Compared with the nation as a whole, the senators are disproportionately wealthy, white and male. But they must run for re-election every six years and they give lots of speeches to a wide range of audiences. Those Rotary Club lunches and July Fourth parades keep them in touch with the nation, they say.

By contrast, Specter said, a typical judge doesn't get out of the courthouse enough.

"You look at records, you read cases, you have very little contact with people," the Pennsylvania Republican said.

Senate Democratic Leader Harry Reid said he, too, would like Bush to appoint someone who has not been a judge.

"We need diversity in the Supreme Court like we need diversity everyplace else - diversity of ideas," said Reid, who has recommended several senators for the O'Connor seat.

Legal analysts and historians say many of the court's most highly regarded justices are former politicians, including legendary justices John Marshall, a former Virginia legislator, and Earl Warren, a former California governor.

On the court, politicians such as Warren are known for using their political skills to get more votes for their opinions. They also aimed high, with sweeping opinions on big topics that were more understandable to ordinary people.

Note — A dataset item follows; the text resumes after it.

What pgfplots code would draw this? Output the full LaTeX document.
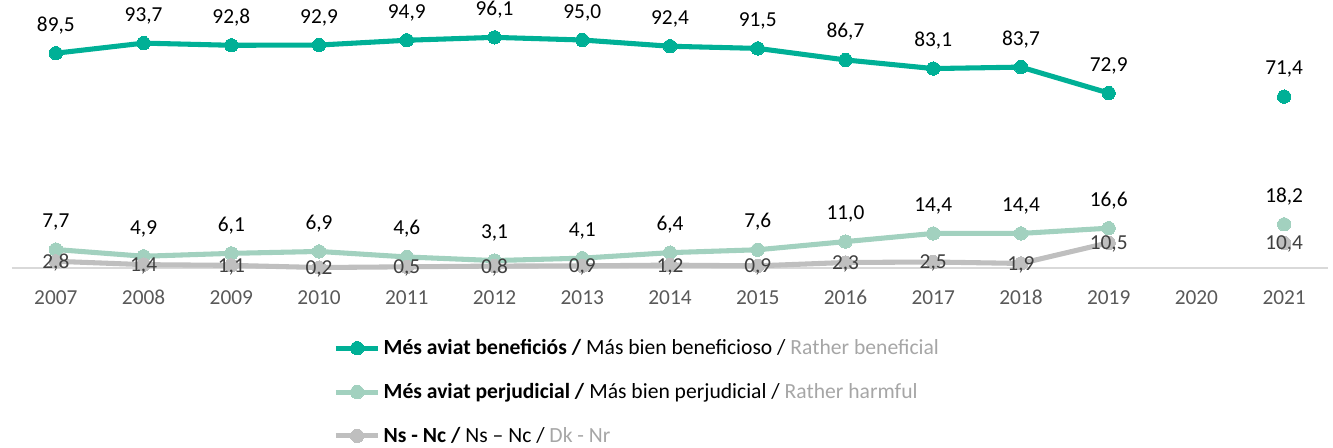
\documentclass[border=0pt]{standalone}
\usepackage{pgfplots}
\pgfplotsset{compat=1.18}
\usepackage{fontspec}
\setmainfont{Carlito}
\definecolor{tealc}{HTML}{00B096}
\definecolor{mint}{HTML}{A2D1BF}
\definecolor{grayl}{HTML}{BFBFBF}
\definecolor{lgtxt}{HTML}{A6A6A6}
\definecolor{ticktxt}{HTML}{595959}
\definecolor{axl}{HTML}{D9D9D9}
\definecolor{glab}{HTML}{404040}
\begin{document}
\begin{tikzpicture}
\begin{axis}[
  name=ax,
  scale only axis,
  width=987pt, height=180pt,
  xmin=2006.5, xmax=2021.5, ymin=0, ymax=100,
  axis y line=none,
  axis x line*=bottom,
  x axis line style={draw=axl, line width=1.2pt, -},
  xtick={2007,2008,2009,2010,2011,2012,2013,2014,2015,2016,2017,2018,2019,2020,2021},
  xticklabels={2007,2008,2009,2010,2011,2012,2013,2014,2015,2016,2017,2018,2019,2020,2021},
  major tick length=0pt,
  xticklabel style={font=\fontsize{16}{19}\selectfont, text=ticktxt, anchor=base, yshift=-27pt},
  clip=false,
  unbounded coords=jump,
  nodes near coords,
  every node near coord/.append style={font=\fontsize{16}{19}\selectfont},
  /pgf/number format/use comma,
  /pgf/number format/fixed,
  /pgf/number format/fixed zerofill,
  /pgf/number format/precision=1,
  /pgf/number format/assume math mode=true,
  legend style={at={(0.241,-0.275)}, anchor=north west, draw=none, fill=none,
    font=\fontsize{16.2}{19}\selectfont, row sep=16pt},
  legend cell align=left,
  legend image code/.code={\draw[mark repeat=2,mark phase=2] plot coordinates {(0cm,0cm)(0.56cm,0cm)(1.12cm,0cm)};},
]
\addplot[color=tealc, line width=3.8pt, mark=*, mark size=5pt, mark options={line width=0pt, fill=tealc},
  every node near coord/.append style={text=black, anchor=base, yshift=16.5pt}]
 coordinates {(2007,89.5)(2008,93.7)(2009,92.8)(2010,92.9)(2011,94.9)(2012,96.1)(2013,95.0)(2014,92.4)(2015,91.5)(2016,86.7)(2017,83.1)(2018,83.7)(2019,72.9)(2020,nan)(2021,71.4)};
\addlegendentry{\textbf{Més aviat beneficiós /} Más bien beneficioso / \textcolor{lgtxt}{Rather beneficial}}
\addplot[color=mint, line width=3.8pt, mark=*, mark size=5pt, mark options={line width=0pt, fill=mint},
  every node near coord/.append style={text=black, anchor=base, yshift=16.5pt}]
 coordinates {(2007,7.7)(2008,4.9)(2009,6.1)(2010,6.9)(2011,4.6)(2012,3.1)(2013,4.1)(2014,6.4)(2015,7.6)(2016,11.0)(2017,14.4)(2018,14.4)(2019,16.6)(2020,nan)(2021,18.2)};
\addlegendentry{\textbf{Més aviat perjudicial /} Más bien perjudicial / \textcolor{lgtxt}{Rather harmful}}
\addplot[color=grayl, line width=3.8pt, mark=*, mark size=5pt, mark options={line width=0pt, fill=grayl},
  every node near coord/.append style={text=glab, anchor=center, yshift=-1pt}]
 coordinates {(2007,2.8)(2008,1.4)(2009,1.1)(2010,0.2)(2011,0.5)(2012,0.8)(2013,0.9)(2014,1.2)(2015,0.9)(2016,2.3)(2017,2.5)(2018,1.9)(2019,10.5)(2020,nan)(2021,10.4)};
\addlegendentry{\textbf{Ns - Nc /} Ns – Nc / \textcolor{lgtxt}{Dk - Nr}}
\end{axis}
\pgfresetboundingbox
\path (ax.south west) ++(-9pt,-134.25pt) rectangle ++(999.75pt,335.25pt);
\end{tikzpicture}
\end{document}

The Warren court, known for its landmark civil rights decisions, had three former senators and two former attorneys general.

By contrast, career judges often work solo and write opinions that tend to be more narrow and technical.

"There is relatively little back and forth between judges ... almost nothing in the way of horse trading," said Tom Goldstein, a Washington attorney who often argues cases before the Supreme Court. "They take things case by case rather than as a large issue, so they aren't taking the long view."

Too much to learn

There are drawbacks to having judicial rookies on the court.

When elected officials dominate, their opinions can be seen as too political. In the 1960s, some conservatives were so unhappy with Warren's opinions that they wanted to have him impeached.

Also, the issues facing the court are more technical and complicated than they were 40 or 50 years ago. A newcomer would have a lot to learn about ERISA.

"Someone who just came from the political branches would have an enormous amount of catching up to do to understand the byzantine structure of federal law," Goldstein said.

Garrow, the legal historian, said the newcomers would be so overwhelmed they would become too dependent on their law clerks.

"I'm afraid that someone with no federal appellate experience would find it very easy to give the job away" to the clerks, he said.

Sen. Jeff Sessions, R-Alabama, said he would prefer another judge.

"At this point in history, we need a proven professional who understands the Constitution and is faithful to it. They need to be highly skilled and of proven ability," he said. "We don't need another politician on the bench."